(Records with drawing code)
-.-.-
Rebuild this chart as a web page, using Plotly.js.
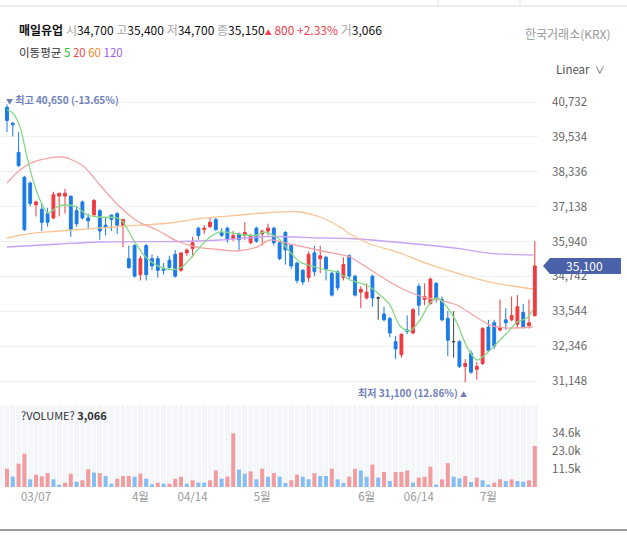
<!DOCTYPE html>
<html><head><meta charset="utf-8">
<script src="https://cdn.plot.ly/plotly-3.0.1.min.js"></script>
<style>html,body{margin:0;padding:0;background:#fff;}#chart{width:627px;height:538px;}</style>
</head><body><div id="chart"></div>
<script>
// ---- data ----
const openP  = [40550,40000,39000,38150,37950,37200,37050,36900,36750,37500,37500,37500,37000,37300,36750,36850,37000,36500,36850,36900,36500,
  35350,35800,34800,35800,35350,35350,35000,35300,35500,34950,35550,35700,36400,36350,36450,36700,36250,36400,36050,36200,36150,35900,36400,36200,36300,36400,35900,36250,35800,
  35200,34950,34700,35550,35350,35400,34850,34900,34700,35450,34750,34200,34000,34750,34000,33450,33300,32500,32050,32900,32800,34400,33950,33800,34500,33950,33300,32500,32500,31650,
  32100,31550,31750,33000,33150,32900,33250,33250,33100,33500,33050,33400];
const highP  = [40650,40050,39700,38200,38000,37350,37250,37100,37650,37600,37750,37500,37150,37350,36900,37400,37050,36750,36850,36950,36700,
  35800,35850,35450,35850,35500,35450,35200,35450,35650,35550,35700,36100,36450,36500,36750,36750,36400,36450,36300,36250,36600,36200,36450,36350,36550,36450,35950,36300,35850,
  35250,35000,35600,35800,35800,35450,34900,34950,35400,35500,34800,34400,34500,34800,34050,33700,33350,32700,32800,33400,33650,34500,34500,34700,34550,34050,33550,33550,32550,31900,
  32200,31800,33000,33250,33250,33950,33650,34050,34100,33800,33950,35950];
const lowP   = [39700,39550,38500,36300,37150,36800,36300,36450,36700,36800,36900,36100,36450,36700,36350,36850,36000,36150,36300,36200,35750,
  35000,34700,34600,34600,34950,34700,34800,34950,34700,34900,35450,35400,36000,36200,36400,36300,36100,35900,35950,35650,36000,35850,35900,35800,36150,35800,35300,35150,35000,
  34500,34450,34550,34750,34850,34600,34050,34250,34600,34650,34050,33650,33950,33700,33250,33200,32650,31900,31950,32750,32750,33400,33750,33800,33850,33200,32000,31950,31600,31100,
  31400,31200,31700,32150,32250,32850,32900,33200,33000,32950,32950,33350];
const closeP = [40100,39950,38550,36350,37250,37300,36600,36600,37550,37600,37600,36350,36550,36750,36650,37350,36300,36450,36700,36500,36700,
  35050,34750,35350,34800,35100,34950,34950,35050,34750,35550,35650,35900,36150,36400,36600,36350,36150,36000,36150,36000,36250,36150,35950,36300,36400,35900,35350,35650,35100,
  34600,34550,35500,34900,35450,35000,34100,34350,35150,34750,34100,34300,34200,34000,34000,33250,32800,32250,32750,32850,33600,33750,34050,34650,33950,33250,32550,32500,31650,31750,
  31450,31650,32950,32200,32350,33000,33150,33400,33700,33000,33150,35100];
// volume in thousands of shares
const volumeK = [11.7,6.6,14.9,21.3,4.9,7.9,6.8,8.9,4.9,1.5,
  2.8,8.5,3.4,4.3,11.3,9.2,8.9,7.0,2.1,5.3,
  7.0,7.0,6.6,8.5,5.3,1.7,2.8,2.1,2.1,5.3,
  6.6,2.1,4.3,2.8,2.8,4.3,10.6,5.3,6.6,34.3,
  11.1,8.5,10.0,4.9,11.7,6.6,8.9,6.6,2.6,4.3,
  7.9,6.6,4.9,8.9,7.0,7.0,11.7,4.9,2.6,6.6,
  11.7,10.6,6.6,14.3,6.0,9.6,3.8,9.6,9.6,10.6,
  2.8,6.0,6.6,13.0,1.5,4.9,15.3,6.6,5.5,7.0,
  3.2,6.0,4.3,1.5,2.8,4.9,3.8,4.9,3.8,3.4,
  4.3,26.2];
// 1 = red (up) volume bar, 0 = blue
const volUp = [1,0,1,1,0,1,1,1,0,0, 1,1,0,1,1,0,1,0,0,1, 1,1,0,1,0,0,1,0,1,1,
  1,0,1,0,0,1,1,0,1,1, 0,0,1,0,1,0,1,0,0,1, 1,0,0,1,0,0,1,0,0,1,
  1,0,0,1,0,1,0,1,1,1, 0,1,1,1,0,1,1,0,0,1, 0,1,0,0,1,1,0,1,0,0, 1,1];
// moving averages (position in candle index, value in won)
const ma5X   = [0,1.03,2.24,3.45,4.48,5.69,7.07,8.62,10,12.07,13.79,16.03,18.97,20,21.72,23.45,25.17,26.9,28.62,30.17,31.55,33.28,35,36.72,38.97,40.69,43.1,44.14,45.86,47.07,48.79,50.52,53.1,55.17,56.9,59.14,60.86,62.59,64.31,66.03,67.76,69.48,71.21,72.93,74.31,75.86,77.59,79.31,81.03,82.76,84.48,86.21,87.93,89.66,90.69];
const ma5    = [40458,40354,39874,38843,38053,37366,36919,37125,37194,37125,36851,36782,36748,36610,36026,35511,35202,35030,34979,35065,35339,35751,36095,36267,36232,36164,36164,36267,36164,35992,35580,35236,35065,34961,34893,34618,34515,34378,34103,33759,33038,32866,33244,33828,33999,33691,33141,32317,31870,32110,32454,32797,33175,33313,33622];
const ma20X  = [0,2.24,4.48,9.66,13.1,16.03,18.97,22.41,25.86,29.31,32.76,36.72,39.66,43.1,45.34,48.79,53.97,59.14,60.86,66.03,68.97,71.72,74.66,77.59,80.34,83.28,86.21,90.69];
const ma20   = [37950,38396,38671,38843,38534,37881,37229,36645,36335,35958,35751,35666,35614,35751,35992,35855,35632,35408,35202,34550,34240,34034,33931,33759,33416,33072,32969,33004];
const ma60X  = [0,3.97,9.14,19.48,28.1,33.28,40.17,45.34,50.52,53.97,57.41,59.14,62.59,67.76,71.72,77.59,83.28,90.69];
const ma60   = [36061,36216,36301,36456,36576,36731,36851,36937,36954,36782,36439,36198,35855,35545,35236,34858,34549,34309];
const ma120X = [0,9.14,16.03,29.83,36.72,45.34,53.97,59.14,67.76,77.59,83.28,90.69];
const ma120  = [35752,35855,35923,35941,35992,36112,36061,36044,35906,35707,35535,35477];
const priceTicks = [31148,32346,33544,34742,35940,37138,38336,39534,40732];
const volTicks = [11500,23000,34600];
const volTickText = ['11.5k','23.0k','34.6k'];
const dateTickIdx = [5,23,32,44,62,71,83];
const dateTickText = ['03/07','4월','04/14','5월','6월','06/14','7월'];
const lastPrice = 35100;

// ---- build ----
const UP='#ee3b41', DOWN='#1b7be6', FLAT='#444444';
const idx = openP.map((_, i) => i);
const pick = (arr, keep) => arr.filter((_, i) => keep(i));
const moving = i => openP[i] !== closeP[i];
const still = i => openP[i] === closeP[i];

const candleMain = {
  type:'candlestick', x:pick(idx,moving), open:pick(openP,moving), high:pick(highP,moving), low:pick(lowP,moving), close:pick(closeP,moving),
  increasing:{line:{color:UP,width:1}, fillcolor:UP}, decreasing:{line:{color:DOWN,width:1}, fillcolor:DOWN},
  whiskerwidth:0, hoverinfo:'skip', xaxis:'x', yaxis:'y'
};
const candleFlat = {
  type:'candlestick', x:pick(idx,still), open:pick(openP,still), high:pick(highP,still), low:pick(lowP,still), close:pick(closeP,still),
  increasing:{line:{color:FLAT,width:1}, fillcolor:FLAT}, decreasing:{line:{color:FLAT,width:1}, fillcolor:FLAT},
  whiskerwidth:0, hoverinfo:'skip', xaxis:'x', yaxis:'y'
};
const maLine = (xs, ys, color) => ({type:'scatter', mode:'lines', x:xs, y:ys, line:{color:color, width:1.3, shape:'spline', smoothing:0.8}, hoverinfo:'skip', xaxis:'x', yaxis:'y'});
const volTrace = {
  type:'bar', x:idx, y:volumeK.map(v => v*1000),
  marker:{color:volUp.map(u => u ? '#f39ca0' : '#86bdf3'), line:{width:0}},
  hoverinfo:'skip', xaxis:'x2', yaxis:'y2'
};

const plotW = 538, plotTop = 95, plotBot = 487, plotH = plotBot - plotTop;
const px = v => v / plotW;
const py = v => (plotBot - v) / plotH;
const wonPerPx = 34.35;

const FONT = "'Noto Sans CJK KR', 'Noto Sans', sans-serif";
const gray = "<span style='color:#a8a8a8'>";

const layout = {
  width:627, height:538,
  margin:{l:0, r:89, t:plotTop, b:538-plotBot, pad:0},
  paper_bgcolor:'#ffffff', plot_bgcolor:'rgba(0,0,0,0)',
  showlegend:false, bargap:0.3,
  font:{family:FONT, size:11, color:'#333'},
  xaxis:{domain:[0,1], anchor:'y', range:[-1.207, 91.55], showticklabels:false, showgrid:false, zeroline:false, showline:false, ticks:'', rangeslider:{visible:false}, fixedrange:true},
  yaxis:{domain:[py(398),1], anchor:'x', side:'right', range:[30565, 40973], tickmode:'array', tickvals:priceTicks, tickformat:',.0f',
    gridcolor:'#f0f0f0', gridwidth:1, zeroline:false, showline:false, ticks:'', ticklabelstandoff:13, tickfont:{size:11.5, color:'#666', family:FONT}, fixedrange:true},
  xaxis2:{domain:[0,1], anchor:'y2', matches:'x', tickmode:'array', tickvals:dateTickIdx, ticktext:dateTickText, showgrid:false, zeroline:false, showline:false, ticks:'',
    ticklabelstandoff:1, tickfont:{size:11.5, color:'#999', family:FONT},
    minor:{tickmode:'linear', tick0:0.5, dtick:1, showgrid:true, gridcolor:'#ffffff', gridwidth:1, ticks:''}, fixedrange:true},
  yaxis2:{domain:[0, py(405)], anchor:'x2', side:'right', range:[0, 52400], tickmode:'array', tickvals:volTicks, ticktext:volTickText,
    showgrid:false, zeroline:false, showline:false, ticks:'', ticklabelstandoff:13, tickfont:{size:11.5, color:'#666', family:FONT}, fixedrange:true},
  shapes:[
    {type:'rect', xref:'paper', yref:'paper', x0:0, x1:1, y0:0, y1:py(405), fillcolor:'#f4f6fa', line:{width:0}, layer:'below'},
    {type:'line', xref:'paper', yref:'paper', x0:0, x1:px(627), y0:py(6), y1:py(6), line:{color:'#dcdcdc', width:1}},
    {type:'line', xref:'paper', yref:'paper', x0:px(438), x1:px(438), y0:py(0), y1:py(6), line:{color:'#e4e4e4', width:1}},
    {type:'line', xref:'paper', yref:'paper', x0:px(520), x1:px(520), y0:py(0), y1:py(6), line:{color:'#e4e4e4', width:1}},
    {type:'line', xref:'paper', yref:'paper', x0:0, x1:px(627), y0:py(530), y1:py(530), line:{color:'#7a7a7a', width:1.5}},
    {type:'path', xref:'paper', yref:'y',
      path:`M${px(543)},${lastPrice} L${px(550)},${lastPrice+8*wonPerPx} L${px(621)},${lastPrice+8*wonPerPx} L${px(621)},${lastPrice-8*wonPerPx} L${px(550)},${lastPrice-8*wonPerPx} Z`,
      fillcolor:'#4a62aa', line:{width:0}}
  ],
  annotations:[
    {xref:'paper', yref:'paper', x:px(17), y:py(30), xanchor:'left', yanchor:'middle', showarrow:false, font:{size:12, color:'#111', family:FONT},
      text:`<b>매일유업</b> ${gray}시</span>34,700 ${gray}고</span>35,400 ${gray}저</span>34,700 ${gray}종</span>35,150<span style='color:#f0414a'><span style='font-size:7px'>▲</span> 800 +2.33%</span> ${gray}거</span>3,066`},
    {xref:'paper', yref:'paper', x:px(17), y:py(52), xanchor:'left', yanchor:'middle', showarrow:false, font:{size:11.5, color:'#333', family:FONT},
      text:"이동평균 <span style='color:#1fc21f'>5</span> <span style='color:#f04a4a'>20</span> <span style='color:#f28a2c'>60</span> <span style='color:#9b5cf0'>120</span>"},
    {xref:'paper', yref:'paper', x:px(613), y:py(33), xanchor:'right', yanchor:'middle', showarrow:false, font:{size:12, color:'#999', family:FONT}, text:'한국거래소(KRX)'},
    {xref:'paper', yref:'paper', x:px(607), y:py(69), xanchor:'right', yanchor:'middle', showarrow:false, font:{size:11.5, color:'#555', family:FONT}, text:"Linear  <span style='font-size:10px'>∨</span>"},
    {xref:'paper', yref:'paper', x:px(4), y:py(99), xanchor:'left', yanchor:'middle', showarrow:false, font:{size:10, color:'#6f80ba', family:FONT},
      text:"<span style='font-size:7px'>▼</span> <b>최고 40,650 (-13.65%)</b>"},
    {xref:'paper', yref:'paper', x:px(469), y:py(392), xanchor:'right', yanchor:'middle', showarrow:false, font:{size:10, color:'#6f80ba', family:FONT},
      text:"<b>최저 31,100 (12.86%)</b> <span style='font-size:7px'>▲</span>"},
    {xref:'paper', yref:'paper', x:px(19), y:py(415), xanchor:'left', yanchor:'middle', showarrow:false, font:{size:11, color:'#333', family:FONT},
      text:'?VOLUME? <b>3,066</b>'},
    {xref:'paper', yref:'y', x:px(585), y:lastPrice, xanchor:'center', yanchor:'middle', showarrow:false, font:{size:12, color:'#ffffff', family:FONT},
      text:lastPrice.toLocaleString('en-US')}
  ]
};

const data = [
  maLine(ma120X, ma120, '#c7a2f6'),
  maLine(ma60X, ma60, '#f9c595'),
  maLine(ma20X, ma20, '#f5a3a3'),
  maLine(ma5X, ma5, '#86d986'),
  candleMain, candleFlat, volTrace
];
Plotly.newPlot('chart', data, layout, {displayModeBar:false, staticPlot:true});
</script></body></html>
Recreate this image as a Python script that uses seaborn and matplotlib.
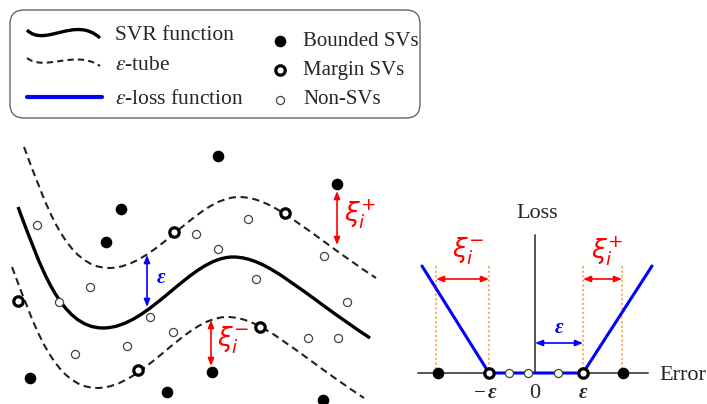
import numpy as np
import pandas as pd
import matplotlib
matplotlib.use("Agg")
import matplotlib.pyplot as plt
from matplotlib.path import Path
from matplotlib.patches import PathPatch, FancyBboxPatch
import seaborn as sns

# ---------------- data (pixel coordinates of the diagram) ----------------
# SVR function as three cubic Bezier segments (control points)
svr_ctrl_x = [18, 40, 60, 103, 150, 190, 233, 268, 300, 370]
svr_ctrl_y = [207, 265, 328, 328, 328, 257, 257, 257, 292, 338]
tube_shift_upper = (6, -60)
tube_shift_lower = (-6, 60)

bounded_x = [218, 337, 121, 106, 30, 167, 212, 323]
bounded_y = [156, 184, 209, 242, 378, 392, 372, 400]
margin_x = [285, 174, 18, 260, 138]
margin_y = [213, 232, 301, 327, 370]
non_x = [37, 196, 248, 218, 324, 90, 59, 256, 347, 150, 173, 127, 75, 308, 338]
non_y = [225, 234, 219, 249, 256, 287, 302, 279, 302, 317, 332, 346, 354, 338, 338]

# epsilon-insensitive loss panel
loss_x = [422, 489, 583, 652]
loss_y = [266, 373, 373, 266]
loss_bounded_x = [438, 623]
loss_margin_x = [489, 583]
loss_non_x = [509, 528, 558]
axis_y = 373
guide_x = [436, 489, 583, 622]

legend_lines = ["SVR function", r"$\varepsilon$-tube", r"$\varepsilon$-loss function"]
legend_points = ["Bounded SVs", "Margin SVs", "Non-SVs"]

# ---------------- figure ----------------
sns.set_style("white")
plt.rcParams["font.family"] = ["Liberation Serif", "DejaVu Serif"]
plt.rcParams["mathtext.fontset"] = "stix"

fig = plt.figure(figsize=(7.07, 4.04), dpi=100)
ax = fig.add_axes([0, 0, 1, 1])
ax.set_xlim(0, 707)
ax.set_ylim(404, 0)
ax.axis("off")


def bezier_path(xs, ys, dx=0, dy=0):
    verts = [(x + dx, y + dy) for x, y in zip(xs, ys)]
    codes = [Path.MOVETO] + [Path.CURVE4] * (len(verts) - 1)
    return Path(verts, codes)


def xi_label(x, y, sign):
    ax.text(x, y, r"$\xi_i^{%s}$" % sign, color="red", fontsize=19,
            math_fontfamily="dejavusans", va="center", ha="left")


# SVR curve and tube
ax.add_patch(PathPatch(bezier_path(svr_ctrl_x, svr_ctrl_y), fill=False,
                       edgecolor="black", lw=2.4, capstyle="butt"))
for sh in (tube_shift_upper, tube_shift_lower):
    ax.add_patch(PathPatch(bezier_path(svr_ctrl_x, svr_ctrl_y, *sh), fill=False,
                           edgecolor="#222222", lw=1.5, linestyle=(0, (3.5, 2.2))))

# points left panel
sns.scatterplot(x=non_x, y=non_y, ax=ax, s=34, color="white", edgecolor="#444444",
                linewidth=0.9, zorder=5)
sns.scatterplot(x=margin_x, y=margin_y, ax=ax, s=46, color="white", edgecolor="black",
                linewidth=2.3, zorder=6)
sns.scatterplot(x=bounded_x, y=bounded_y, ax=ax, s=70, color="black", edgecolor="black",
                linewidth=0, zorder=6)

arrow_red = dict(arrowstyle="<|-|>,head_length=0.45,head_width=0.18", color="red",
                 lw=1.2, shrinkA=0, shrinkB=0)
arrow_blue = dict(arrowstyle="<|-|>,head_length=0.45,head_width=0.18", color="blue",
                  lw=1.2, shrinkA=0, shrinkB=0)
ax.annotate("", xy=(337, 191), xytext=(337, 245), arrowprops=arrow_red)
xi_label(344, 214, "+")
ax.annotate("", xy=(211, 320), xytext=(211, 366), arrowprops=arrow_red)
xi_label(217, 340, "-")
ax.annotate("", xy=(147, 255), xytext=(147, 307), arrowprops=arrow_blue)
ax.text(157, 278, "ε", color="blue", fontsize=15, fontstyle="italic",
        fontweight="bold", va="center", ha="left")

# ---------------- loss panel ----------------
ax.plot([418, 648], [axis_y, axis_y], color="#555555", lw=1.4, zorder=1)
ax.plot([535, 535], [235, axis_y], color="#555555", lw=1.4, zorder=1)
ax.text(537, 214, "Loss", fontsize=16, ha="center", va="center")
ax.text(659, 375, "Error", fontsize=16, ha="left", va="center")
for gx in guide_x:
    ax.plot([gx, gx], [266, axis_y], color="#ff9a3c", lw=1.1, linestyle=(0, (1.5, 1.5)),
            zorder=1)
sns.lineplot(x=loss_x, y=loss_y, ax=ax, color="blue", lw=2.2, sort=False,
             estimator=None, zorder=3)
ax.annotate("", xy=(436, 279), xytext=(489, 279), arrowprops=arrow_red)
ax.annotate("", xy=(583, 279), xytext=(622, 279), arrowprops=arrow_red)
xi_label(452, 251, "-")
xi_label(591, 251, "+")
ax.annotate("", xy=(535, 343), xytext=(583, 343), arrowprops=arrow_blue)
ax.text(559, 328, "ε", color="blue", fontsize=15, fontstyle="italic",
        fontweight="bold", va="center", ha="center")

sns.scatterplot(x=loss_non_x, y=[axis_y] * len(loss_non_x), ax=ax, s=34, color="white",
                edgecolor="#444444", linewidth=0.9, zorder=5)
sns.scatterplot(x=loss_margin_x, y=[axis_y] * len(loss_margin_x), ax=ax, s=46,
                color="white", edgecolor="black", linewidth=2.3, zorder=6)
sns.scatterplot(x=loss_bounded_x, y=[axis_y] * len(loss_bounded_x), ax=ax, s=70,
                color="black", linewidth=0, zorder=6)

ax.text(480, 393, "−", fontsize=15, ha="center", va="center")
ax.text(492, 393, "ε", fontsize=15, fontstyle="italic", fontweight="bold",
        ha="center", va="center")
ax.text(535, 393, "0", fontsize=16, ha="center", va="center")
ax.text(583, 393, "ε", fontsize=15, fontstyle="italic", fontweight="bold",
        ha="center", va="center")

# ---------------- legend box ----------------
ax.add_patch(FancyBboxPatch((10, 10), 410, 108, boxstyle="round,pad=0,rounding_size=14",
                            facecolor="white", edgecolor="#666666", lw=1.0, zorder=0))
ax.add_patch(PathPatch(bezier_path([27, 45, 75, 100], [30, 48, 15, 38]), fill=False,
                       edgecolor="black", lw=2.4))
ax.add_patch(PathPatch(bezier_path([27, 45, 75, 100], [58, 72, 49, 66]), fill=False,
                       edgecolor="#222222", lw=1.5, linestyle=(0, (3.0, 2.0))))
ax.plot([27, 102], [97, 97], color="blue", lw=3)
for txt, yy in zip(legend_lines, [35, 66, 99]):
    ax.text(115, yy, txt, fontsize=15.5, ha="left", va="center")
sns.scatterplot(x=[280], y=[41], ax=ax, s=70, color="black", linewidth=0)
sns.scatterplot(x=[280], y=[70], ax=ax, s=46, color="white", edgecolor="black",
                linewidth=2.3)
sns.scatterplot(x=[280], y=[100], ax=ax, s=34, color="white", edgecolor="#444444",
                linewidth=0.9)
for txt, yy in zip(legend_points, [41, 70, 100]):
    ax.text(303, yy, txt, fontsize=15, ha="left", va="center")

fig.savefig("out.png", dpi=100)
-.-.-
Nothing but the lines from the one containing "Recreate this image" through the one containing "tube_shift_lower = (-6, 60)" should be echoed, each exactly as it stands; pictures are excluded.

Recreate this image as a Python script that uses seaborn and matplotlib.
import numpy as np
import pandas as pd
import matplotlib
matplotlib.use("Agg")
import matplotlib.pyplot as plt
from matplotlib.path import Path
from matplotlib.patches import PathPatch, FancyBboxPatch
import seaborn as sns

# ---------------- data (pixel coordinates of the diagram) ----------------
# SVR function as three cubic Bezier segments (control points)
svr_ctrl_x = [18, 40, 60, 103, 150, 190, 233, 268, 300, 370]
svr_ctrl_y = [207, 265, 328, 328, 328, 257, 257, 257, 292, 338]
tube_shift_upper = (6, -60)
tube_shift_lower = (-6, 60)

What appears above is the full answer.